Si el ser humano fuera inmortal, no existiría la filosofía (ni, mucho menos, la teología). Lo cierto es que, para bien y para mal, la filosofía (de momento) existe. Para mal, porque brota del pasmo de la conciencia ante sus límites y ante su propia extinción. Para bien, porque una vida sin pensamiento, una vida que no se alzara como problema ante sí misma, una vida en suma sin reflexión, reducida a mera rutina reproductiva, no sería digna de ser vivida… al menos, por unos seres como nosotros, que, como dice Aristóteles, «desean, por naturaleza, saber».
Los seres humanos tenemos, parece claro, la capacidad de hacer tendencialmente abstracción de nuestro punto de vista (aunque, de hecho, no lo consigamos con excesiva frecuencia), de mirar al mundo como si la nuestra fuera una «visión desde ninguna parte». Esta capacidad, mal utilizada, da pie, con frecuencia, a identificar nuestro punto de vista con la visión pura o absoluta, no limitada por perspectiva particular alguna.

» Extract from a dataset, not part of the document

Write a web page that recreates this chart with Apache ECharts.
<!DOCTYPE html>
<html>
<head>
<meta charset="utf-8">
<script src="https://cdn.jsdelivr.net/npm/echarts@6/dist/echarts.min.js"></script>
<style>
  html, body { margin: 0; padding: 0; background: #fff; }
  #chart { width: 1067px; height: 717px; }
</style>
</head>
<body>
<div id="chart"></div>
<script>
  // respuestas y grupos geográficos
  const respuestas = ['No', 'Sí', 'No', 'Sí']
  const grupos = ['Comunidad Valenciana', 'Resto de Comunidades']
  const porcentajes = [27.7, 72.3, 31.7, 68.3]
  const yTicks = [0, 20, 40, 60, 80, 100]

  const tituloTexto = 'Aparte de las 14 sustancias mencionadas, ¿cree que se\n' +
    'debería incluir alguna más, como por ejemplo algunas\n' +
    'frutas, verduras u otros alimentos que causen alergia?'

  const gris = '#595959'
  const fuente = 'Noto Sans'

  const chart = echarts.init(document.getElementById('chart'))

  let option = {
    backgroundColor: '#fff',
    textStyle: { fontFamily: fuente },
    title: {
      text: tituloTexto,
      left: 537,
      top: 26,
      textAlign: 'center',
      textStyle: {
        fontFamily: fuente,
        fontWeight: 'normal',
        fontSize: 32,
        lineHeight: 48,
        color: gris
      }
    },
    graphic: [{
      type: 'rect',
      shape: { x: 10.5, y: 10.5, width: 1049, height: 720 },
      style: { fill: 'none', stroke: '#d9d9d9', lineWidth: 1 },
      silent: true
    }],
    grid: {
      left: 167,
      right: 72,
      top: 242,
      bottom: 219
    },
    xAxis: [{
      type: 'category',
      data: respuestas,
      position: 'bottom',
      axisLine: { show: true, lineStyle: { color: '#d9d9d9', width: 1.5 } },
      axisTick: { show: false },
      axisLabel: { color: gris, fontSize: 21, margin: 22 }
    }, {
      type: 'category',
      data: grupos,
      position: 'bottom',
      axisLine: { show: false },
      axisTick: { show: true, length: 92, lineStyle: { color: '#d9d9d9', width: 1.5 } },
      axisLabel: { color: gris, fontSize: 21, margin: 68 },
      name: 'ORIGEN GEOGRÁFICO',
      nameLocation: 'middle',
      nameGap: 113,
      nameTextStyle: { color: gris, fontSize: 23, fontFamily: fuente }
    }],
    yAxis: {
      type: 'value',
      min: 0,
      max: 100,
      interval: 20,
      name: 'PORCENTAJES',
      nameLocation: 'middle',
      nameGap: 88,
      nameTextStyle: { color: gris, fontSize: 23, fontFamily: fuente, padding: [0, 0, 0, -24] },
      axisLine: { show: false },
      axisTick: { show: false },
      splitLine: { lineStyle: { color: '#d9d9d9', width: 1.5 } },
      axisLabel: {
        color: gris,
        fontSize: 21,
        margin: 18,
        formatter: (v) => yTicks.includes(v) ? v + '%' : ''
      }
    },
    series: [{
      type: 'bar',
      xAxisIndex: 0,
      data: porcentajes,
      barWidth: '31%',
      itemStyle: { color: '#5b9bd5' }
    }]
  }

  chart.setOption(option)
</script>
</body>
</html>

Pero si caemos en ese error es porque concebimos la posibilidad de una «deslocalización» de la mirada de la mente, y ello basta para autorizarnos a hablar de nuestra capacidad de «salir idealmente de nosotros mismos», aunque solo sea para, como se dice a menudo, «ponernos en el lugar de otro».

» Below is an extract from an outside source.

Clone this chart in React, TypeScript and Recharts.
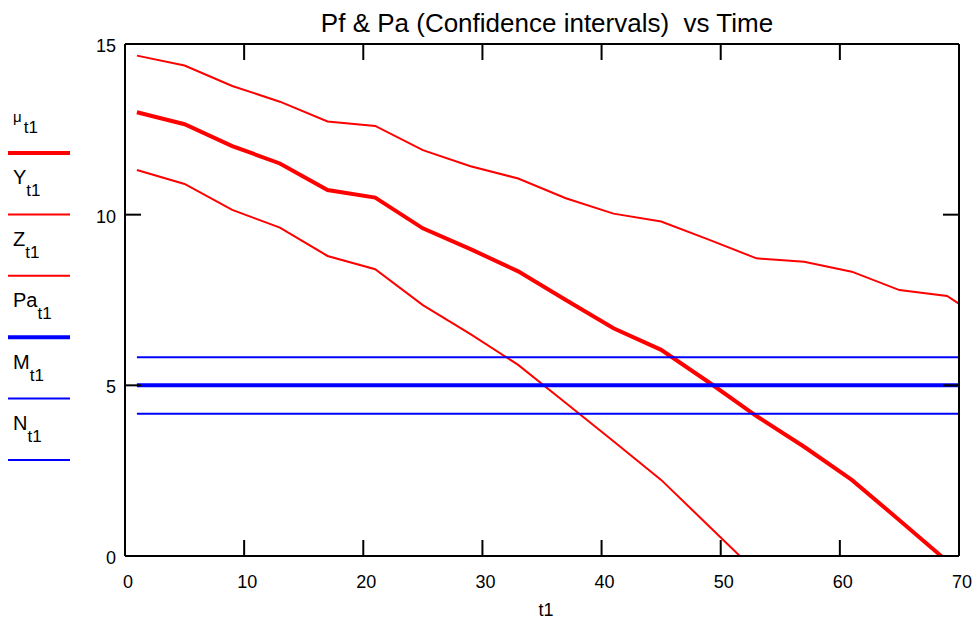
import React from 'react';
import { LineChart, Line, XAxis, YAxis, Legend } from 'recharts';

const tValues = [1, 5, 9, 13, 17, 21, 25, 29, 33, 37, 41, 45, 49, 53, 57, 61, 65, 69, 73];
const muValues = [13.0, 12.65, 12.01, 11.5, 10.72, 10.5, 9.6, 8.99, 8.34, 7.5, 6.67, 6.04, 5.09, 4.1, 3.2, 2.23, 1.05, -0.15, null];
const yValues = [14.66, 14.37, 13.77, 13.31, 12.73, 12.6, 11.89, 11.42, 11.06, 10.48, 10.03, 9.8, 9.27, 8.72, 8.62, 8.33, 7.79, 7.62, 6.7];
const zValues = [11.31, 10.9, 10.14, 9.62, 8.79, 8.4, 7.35, 6.5, 5.6, 4.48, 3.36, 2.23, 0.88, -0.47, null, null, null, null, null];
const paValues = [5, 5, 5, 5, 5, 5, 5, 5, 5, 5, 5, 5, 5, 5, 5, 5, 5, 5, 5];
const mValues = [5.82, 5.82, 5.82, 5.82, 5.82, 5.82, 5.82, 5.82, 5.82, 5.82, 5.82, 5.82, 5.82, 5.82, 5.82, 5.82, 5.82, 5.82, 5.82];
const nValues = [4.17, 4.17, 4.17, 4.17, 4.17, 4.17, 4.17, 4.17, 4.17, 4.17, 4.17, 4.17, 4.17, 4.17, 4.17, 4.17, 4.17, 4.17, 4.17];

const xTicks = [0, 10, 20, 30, 40, 50, 60, 70];
const yTicks = [0, 5, 10, 15];

const seriesMeta = [
  { key: 'mu', main: 'μ', sub: 't1', color: '#ff0000', width: 4, xId: 'bottom', yId: 'left' },
  { key: 'Y', main: 'Y', sub: 't1', color: '#ff0000', width: 2, xId: 'bottom', yId: 'left' },
  { key: 'Z', main: 'Z', sub: 't1', color: '#ff0000', width: 2, xId: 'bottom', yId: 'left' },
  { key: 'Pa', main: 'Pa', sub: 't1', color: '#0000ff', width: 4, xId: 'top', yId: 'right' },
  { key: 'M', main: 'M', sub: 't1', color: '#0000ff', width: 2, xId: 'top', yId: 'right' },
  { key: 'N', main: 'N', sub: 't1', color: '#0000ff', width: 2, xId: 'top', yId: 'right' },
];

const data = tValues.map((t, i) => ({
  t,
  mu: muValues[i],
  Y: yValues[i],
  Z: zValues[i],
  Pa: paValues[i],
  M: mValues[i],
  N: nValues[i],
}));

const FONT = '"Liberation Sans", Arial, sans-serif';
const TICK_LEN = 16;

const BottomTick = (props: any) => {
  const { x, y, payload } = props;
  const edge = payload.value === 0 || payload.value === 70;
  return (
    <g>
      {!edge && <line x1={x} x2={x} y1={y} y2={y - TICK_LEN} stroke="#000" strokeWidth={2} />}
      <text x={x + 3} y={y + 32} textAnchor="middle" fontFamily={FONT} fontSize={18} fill="#000">
        {payload.value}
      </text>
    </g>
  );
};

const TopTick = (props: any) => {
  const { x, y, payload } = props;
  if (payload.value === 0 || payload.value === 70) return null;
  return <line x1={x} x2={x} y1={y} y2={y + TICK_LEN} stroke="#000" strokeWidth={2} />;
};

const LeftTick = (props: any) => {
  const { x, y, payload } = props;
  const edge = payload.value === 0 || payload.value === 15;
  return (
    <g>
      {!edge && <line x1={x} x2={x + TICK_LEN} y1={y} y2={y} stroke="#000" strokeWidth={2} />}
      <text x={x - 9} y={y + 8} textAnchor="end" fontFamily={FONT} fontSize={18} fill="#000">
        {payload.value}
      </text>
    </g>
  );
};

const RightTick = (props: any) => {
  const { x, y, payload } = props;
  if (payload.value === 0 || payload.value === 15) return null;
  return <line x1={x} x2={x - TICK_LEN} y1={y} y2={y} stroke="#000" strokeWidth={2} />;
};

const LegendContent = (props: any) => {
  const payload = props.payload || [];
  return (
    <div style={{ width: 75, height: 380 }}>
      <svg width={75} height={380} style={{ display: 'block' }}>
        {seriesMeta.map((meta, i) => {
          const entry = payload.find((p: any) => p.dataKey === meta.key);
          const color = entry ? entry.color : meta.color;
          const ly = 53 + i * 61.4;
          const isMu = meta.key === 'mu';
          return (
            <g key={meta.key}>
              <text
                x={13}
                y={ly - (isMu ? 31 : 30)}
                fontFamily={FONT}
                fontSize={isMu ? 15 : 20}
                fill="#000"
              >
                {meta.main}
                <tspan dy={isMu ? 11 : 12} fontSize={17} dx={isMu ? 2 : 0}>
                  {meta.sub}
                </tspan>
              </text>
              <line x1={8} x2={70} y1={ly} y2={ly} stroke={color} strokeWidth={meta.width} />
            </g>
          );
        })}
      </svg>
    </div>
  );
};

export default function App() {
  return (
    <div style={{ position: 'absolute', left: 0, top: 0, width: 978, height: 620, background: '#fff', fontFamily: FONT }}>
      <div
        style={{
          position: 'absolute',
          left: 247,
          top: 10,
          width: 600,
          textAlign: 'center',
          fontSize: 26,
          lineHeight: '26px',
          fontFamily: FONT,
          color: '#000',
          whiteSpace: 'pre',
        }}
      >
        {'Pf & Pa (Confidence intervals)  vs Time'}
      </div>
      <LineChart
        width={978}
        height={620}
        data={data}
        margin={{ top: 43, right: 18, bottom: 0, left: 0 }}
        style={{ fontFamily: FONT }}
      >
        <XAxis
          xAxisId="bottom"
          dataKey="t"
          type="number"
          domain={[0, 70]}
          ticks={xTicks}
          allowDataOverflow
          height={64}
          tickSize={0}
          tickMargin={0}
          axisLine={{ stroke: '#000', strokeWidth: 2 }}
          tickLine={false}
          tick={<BottomTick />}
          interval={0}
          label={{ value: 't1', position: 'insideBottom', offset: 4, dx: 4, fill: '#000', fontSize: 18, fontFamily: FONT }}
        />
        <XAxis
          xAxisId="top"
          dataKey="t"
          orientation="top"
          type="number"
          domain={[0, 70]}
          ticks={xTicks}
          allowDataOverflow
          height={1}
          tickSize={0}
          tickMargin={0}
          tick={<TopTick />}
          axisLine={{ stroke: '#000', strokeWidth: 2 }}
          tickLine={false}
          interval={0}
        />
        <YAxis
          yAxisId="left"
          type="number"
          domain={[0, 15]}
          ticks={yTicks}
          allowDataOverflow
          width={50}
          tickSize={0}
          tickMargin={0}
          axisLine={{ stroke: '#000', strokeWidth: 2 }}
          tickLine={false}
          tick={<LeftTick />}
          interval={0}
        />
        <YAxis
          yAxisId="right"
          orientation="right"
          type="number"
          domain={[0, 15]}
          ticks={yTicks}
          allowDataOverflow
          width={1}
          tickSize={0}
          tickMargin={0}
          tick={<RightTick />}
          axisLine={{ stroke: '#000', strokeWidth: 2 }}
          tickLine={false}
          interval={0}
        />
        <Legend
          layout="vertical"
          align="left"
          verticalAlign="top"
          content={<LegendContent />}
          wrapperStyle={{ left: 0, top: 100, width: 75 }}
        />
        {seriesMeta.map((m) => (
          <Line
            key={m.key}
            xAxisId={m.xId}
            yAxisId={m.yId}
            dataKey={m.key}
            name={m.main + ' ' + m.sub}
            type="linear"
            stroke={m.color}
            strokeWidth={m.width}
            dot={false}
            activeDot={false}
            isAnimationActive={false}
            connectNulls={false}
          />
        ))}
      </LineChart>
    </div>
  );
}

Y es, sobre todo ahí donde está el meollo de la tesis sostenida en este ensayo, porque la realidad, incluso la nuestra y muy particularmente la nuestra, elude por naturaleza todo pronombre o adjetivo posesivo.

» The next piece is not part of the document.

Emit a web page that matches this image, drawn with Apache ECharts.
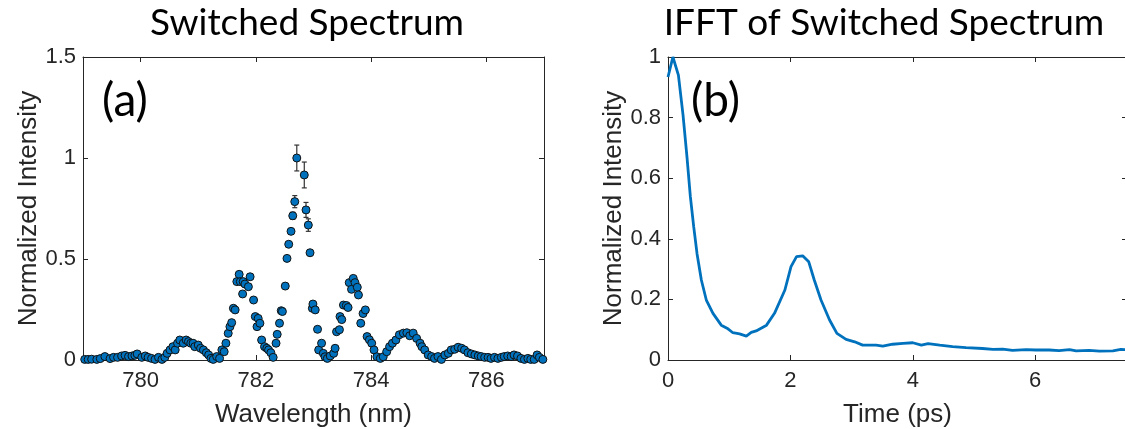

Pues bien, este libro trata de mostrar cómo el esfuerzo por «salir de nosotros mismos» no es solo una actitud ética socialmente necesaria, sino una exigencia profunda de nuestra manera de ser como humanos y la única manera, a la vez penosa y gratificante, de hacer que la nuestra no sea «una historia contada por un idiota, llena de ruido y de frenesí, que nada significa».